- Task description -
Extract the lines from the start through the line that holds "19.64,19.77,19.77];", both included, omitting all images.

- Source data -
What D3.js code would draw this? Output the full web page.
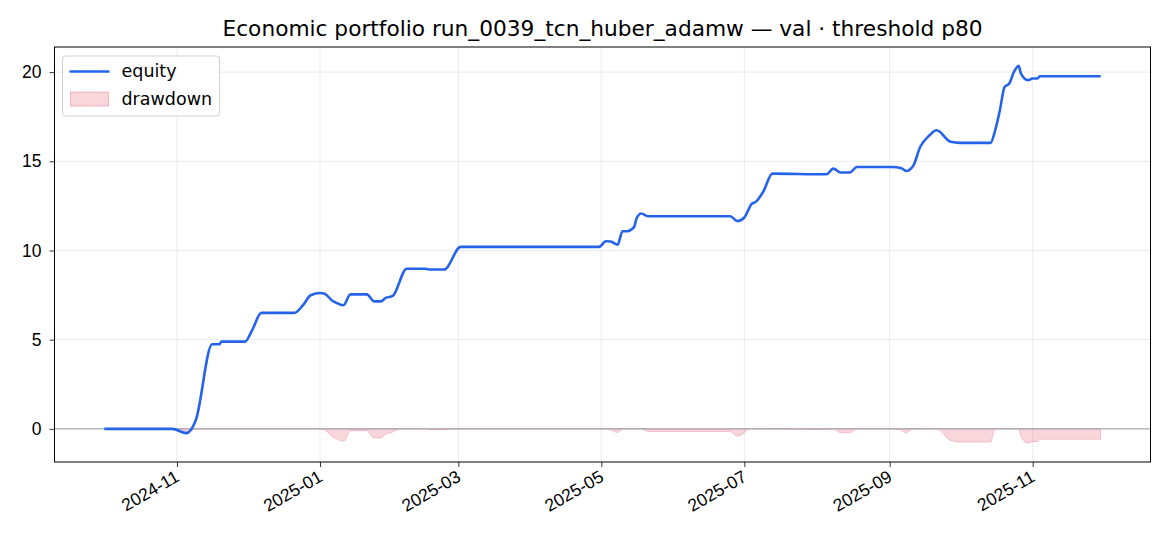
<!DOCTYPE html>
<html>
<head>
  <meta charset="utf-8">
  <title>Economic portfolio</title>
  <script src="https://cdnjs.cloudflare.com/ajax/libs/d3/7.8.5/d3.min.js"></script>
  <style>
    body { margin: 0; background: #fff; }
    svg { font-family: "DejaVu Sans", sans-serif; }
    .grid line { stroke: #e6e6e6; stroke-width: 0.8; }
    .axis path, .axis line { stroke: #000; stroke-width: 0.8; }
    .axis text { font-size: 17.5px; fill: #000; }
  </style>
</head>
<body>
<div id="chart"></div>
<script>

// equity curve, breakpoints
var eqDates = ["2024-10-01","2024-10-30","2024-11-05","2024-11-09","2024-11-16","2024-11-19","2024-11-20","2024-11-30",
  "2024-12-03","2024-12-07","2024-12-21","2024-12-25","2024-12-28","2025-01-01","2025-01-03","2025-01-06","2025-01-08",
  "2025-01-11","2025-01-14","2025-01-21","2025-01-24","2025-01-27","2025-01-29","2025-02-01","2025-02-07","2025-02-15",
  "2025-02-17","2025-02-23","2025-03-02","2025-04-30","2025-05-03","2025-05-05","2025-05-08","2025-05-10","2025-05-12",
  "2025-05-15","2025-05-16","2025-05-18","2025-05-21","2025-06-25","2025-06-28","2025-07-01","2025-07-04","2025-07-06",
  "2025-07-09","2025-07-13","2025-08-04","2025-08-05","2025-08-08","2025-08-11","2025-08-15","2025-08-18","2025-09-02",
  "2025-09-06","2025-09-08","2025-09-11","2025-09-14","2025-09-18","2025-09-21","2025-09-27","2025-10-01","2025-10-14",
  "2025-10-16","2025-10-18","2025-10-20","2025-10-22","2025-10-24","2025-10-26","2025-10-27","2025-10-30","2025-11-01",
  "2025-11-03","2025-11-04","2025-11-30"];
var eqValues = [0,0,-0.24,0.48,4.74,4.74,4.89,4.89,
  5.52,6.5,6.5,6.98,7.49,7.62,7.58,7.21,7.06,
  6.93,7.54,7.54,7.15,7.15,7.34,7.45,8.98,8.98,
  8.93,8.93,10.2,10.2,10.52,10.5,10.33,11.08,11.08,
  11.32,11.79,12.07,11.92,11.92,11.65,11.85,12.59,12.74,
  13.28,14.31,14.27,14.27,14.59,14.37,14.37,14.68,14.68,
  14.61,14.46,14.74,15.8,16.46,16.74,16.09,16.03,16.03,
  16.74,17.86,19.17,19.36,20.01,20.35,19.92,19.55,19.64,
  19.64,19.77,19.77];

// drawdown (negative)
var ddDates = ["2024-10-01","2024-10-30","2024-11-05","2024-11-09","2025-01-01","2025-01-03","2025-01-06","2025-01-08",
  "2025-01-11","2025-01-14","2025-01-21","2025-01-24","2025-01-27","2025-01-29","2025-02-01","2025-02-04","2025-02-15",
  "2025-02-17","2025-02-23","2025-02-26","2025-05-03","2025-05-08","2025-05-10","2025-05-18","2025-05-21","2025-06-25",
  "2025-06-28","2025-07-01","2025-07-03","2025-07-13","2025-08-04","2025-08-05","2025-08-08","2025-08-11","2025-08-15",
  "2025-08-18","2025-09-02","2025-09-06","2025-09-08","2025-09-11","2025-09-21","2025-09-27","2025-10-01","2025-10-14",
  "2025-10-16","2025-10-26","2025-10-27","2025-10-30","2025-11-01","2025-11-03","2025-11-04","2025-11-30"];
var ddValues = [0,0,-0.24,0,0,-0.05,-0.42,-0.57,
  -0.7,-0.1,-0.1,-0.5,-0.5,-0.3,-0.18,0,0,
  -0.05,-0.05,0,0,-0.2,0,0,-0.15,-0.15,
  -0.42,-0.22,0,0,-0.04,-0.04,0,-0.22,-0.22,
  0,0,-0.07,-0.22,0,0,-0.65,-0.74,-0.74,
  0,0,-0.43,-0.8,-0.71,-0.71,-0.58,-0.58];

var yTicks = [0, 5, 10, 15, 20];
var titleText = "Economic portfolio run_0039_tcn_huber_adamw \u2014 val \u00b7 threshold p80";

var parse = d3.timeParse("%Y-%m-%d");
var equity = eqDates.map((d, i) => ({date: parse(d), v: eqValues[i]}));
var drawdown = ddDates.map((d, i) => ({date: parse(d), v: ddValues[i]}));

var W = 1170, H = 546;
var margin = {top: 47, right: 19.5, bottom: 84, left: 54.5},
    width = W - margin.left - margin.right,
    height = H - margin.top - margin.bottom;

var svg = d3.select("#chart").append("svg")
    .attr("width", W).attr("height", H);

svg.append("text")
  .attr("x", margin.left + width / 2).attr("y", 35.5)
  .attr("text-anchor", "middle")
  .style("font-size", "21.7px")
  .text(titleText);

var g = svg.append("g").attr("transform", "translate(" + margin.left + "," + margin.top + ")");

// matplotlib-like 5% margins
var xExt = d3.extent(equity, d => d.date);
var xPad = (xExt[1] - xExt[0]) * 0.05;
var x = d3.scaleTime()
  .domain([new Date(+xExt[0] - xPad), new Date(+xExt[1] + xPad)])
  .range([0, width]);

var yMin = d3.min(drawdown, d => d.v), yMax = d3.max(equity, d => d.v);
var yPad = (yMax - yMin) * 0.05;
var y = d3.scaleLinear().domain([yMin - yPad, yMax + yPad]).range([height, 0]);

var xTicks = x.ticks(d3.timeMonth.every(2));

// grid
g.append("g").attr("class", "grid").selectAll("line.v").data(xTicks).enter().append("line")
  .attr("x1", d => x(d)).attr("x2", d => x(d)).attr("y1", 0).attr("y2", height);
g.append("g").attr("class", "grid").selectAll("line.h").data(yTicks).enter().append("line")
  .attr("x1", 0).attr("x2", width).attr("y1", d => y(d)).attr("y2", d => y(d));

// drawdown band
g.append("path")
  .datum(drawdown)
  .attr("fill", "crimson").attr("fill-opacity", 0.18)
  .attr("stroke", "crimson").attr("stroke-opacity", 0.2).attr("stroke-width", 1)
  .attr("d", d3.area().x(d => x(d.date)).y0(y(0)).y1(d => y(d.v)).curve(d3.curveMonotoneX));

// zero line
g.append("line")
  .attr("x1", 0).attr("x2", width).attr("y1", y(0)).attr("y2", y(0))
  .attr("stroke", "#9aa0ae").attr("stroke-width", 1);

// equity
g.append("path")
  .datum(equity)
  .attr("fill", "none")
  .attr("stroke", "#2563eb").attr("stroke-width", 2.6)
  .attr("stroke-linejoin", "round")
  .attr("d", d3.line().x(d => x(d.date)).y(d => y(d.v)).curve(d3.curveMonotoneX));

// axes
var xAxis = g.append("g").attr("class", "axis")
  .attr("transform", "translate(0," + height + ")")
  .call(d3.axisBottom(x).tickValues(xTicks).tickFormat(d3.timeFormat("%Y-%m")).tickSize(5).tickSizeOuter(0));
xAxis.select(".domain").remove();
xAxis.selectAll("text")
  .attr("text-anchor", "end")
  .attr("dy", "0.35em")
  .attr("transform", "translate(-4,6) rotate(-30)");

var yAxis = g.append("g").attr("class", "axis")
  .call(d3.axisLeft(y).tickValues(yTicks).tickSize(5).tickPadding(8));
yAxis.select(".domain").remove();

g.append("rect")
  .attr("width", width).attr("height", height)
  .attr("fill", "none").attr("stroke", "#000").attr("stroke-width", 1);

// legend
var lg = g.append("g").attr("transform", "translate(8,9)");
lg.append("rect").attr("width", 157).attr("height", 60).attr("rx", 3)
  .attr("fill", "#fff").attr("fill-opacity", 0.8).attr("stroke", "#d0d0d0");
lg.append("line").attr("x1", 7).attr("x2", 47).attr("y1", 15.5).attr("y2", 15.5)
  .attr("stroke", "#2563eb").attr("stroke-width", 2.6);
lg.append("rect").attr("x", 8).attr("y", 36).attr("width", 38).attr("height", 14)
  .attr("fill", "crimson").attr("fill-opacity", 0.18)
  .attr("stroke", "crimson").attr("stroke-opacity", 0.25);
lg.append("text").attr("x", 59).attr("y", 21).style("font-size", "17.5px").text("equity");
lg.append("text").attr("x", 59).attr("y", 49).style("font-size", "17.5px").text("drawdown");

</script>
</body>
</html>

- Response to the task -
What D3.js code would draw this? Output the full web page.
<!DOCTYPE html>
<html>
<head>
  <meta charset="utf-8">
  <title>Economic portfolio</title>
  <script src="https://cdnjs.cloudflare.com/ajax/libs/d3/7.8.5/d3.min.js"></script>
  <style>
    body { margin: 0; background: #fff; }
    svg { font-family: "DejaVu Sans", sans-serif; }
    .grid line { stroke: #e6e6e6; stroke-width: 0.8; }
    .axis path, .axis line { stroke: #000; stroke-width: 0.8; }
    .axis text { font-size: 17.5px; fill: #000; }
  </style>
</head>
<body>
<div id="chart"></div>
<script>

// equity curve, breakpoints
var eqDates = ["2024-10-01","2024-10-30","2024-11-05","2024-11-09","2024-11-16","2024-11-19","2024-11-20","2024-11-30",
  "2024-12-03","2024-12-07","2024-12-21","2024-12-25","2024-12-28","2025-01-01","2025-01-03","2025-01-06","2025-01-08",
  "2025-01-11","2025-01-14","2025-01-21","2025-01-24","2025-01-27","2025-01-29","2025-02-01","2025-02-07","2025-02-15",
  "2025-02-17","2025-02-23","2025-03-02","2025-04-30","2025-05-03","2025-05-05","2025-05-08","2025-05-10","2025-05-12",
  "2025-05-15","2025-05-16","2025-05-18","2025-05-21","2025-06-25","2025-06-28","2025-07-01","2025-07-04","2025-07-06",
  "2025-07-09","2025-07-13","2025-08-04","2025-08-05","2025-08-08","2025-08-11","2025-08-15","2025-08-18","2025-09-02",
  "2025-09-06","2025-09-08","2025-09-11","2025-09-14","2025-09-18","2025-09-21","2025-09-27","2025-10-01","2025-10-14",
  "2025-10-16","2025-10-18","2025-10-20","2025-10-22","2025-10-24","2025-10-26","2025-10-27","2025-10-30","2025-11-01",
  "2025-11-03","2025-11-04","2025-11-30"];
var eqValues = [0,0,-0.24,0.48,4.74,4.74,4.89,4.89,
  5.52,6.5,6.5,6.98,7.49,7.62,7.58,7.21,7.06,
  6.93,7.54,7.54,7.15,7.15,7.34,7.45,8.98,8.98,
  8.93,8.93,10.2,10.2,10.52,10.5,10.33,11.08,11.08,
  11.32,11.79,12.07,11.92,11.92,11.65,11.85,12.59,12.74,
  13.28,14.31,14.27,14.27,14.59,14.37,14.37,14.68,14.68,
  14.61,14.46,14.74,15.8,16.46,16.74,16.09,16.03,16.03,
  16.74,17.86,19.17,19.36,20.01,20.35,19.92,19.55,19.64,
  19.64,19.77,19.77];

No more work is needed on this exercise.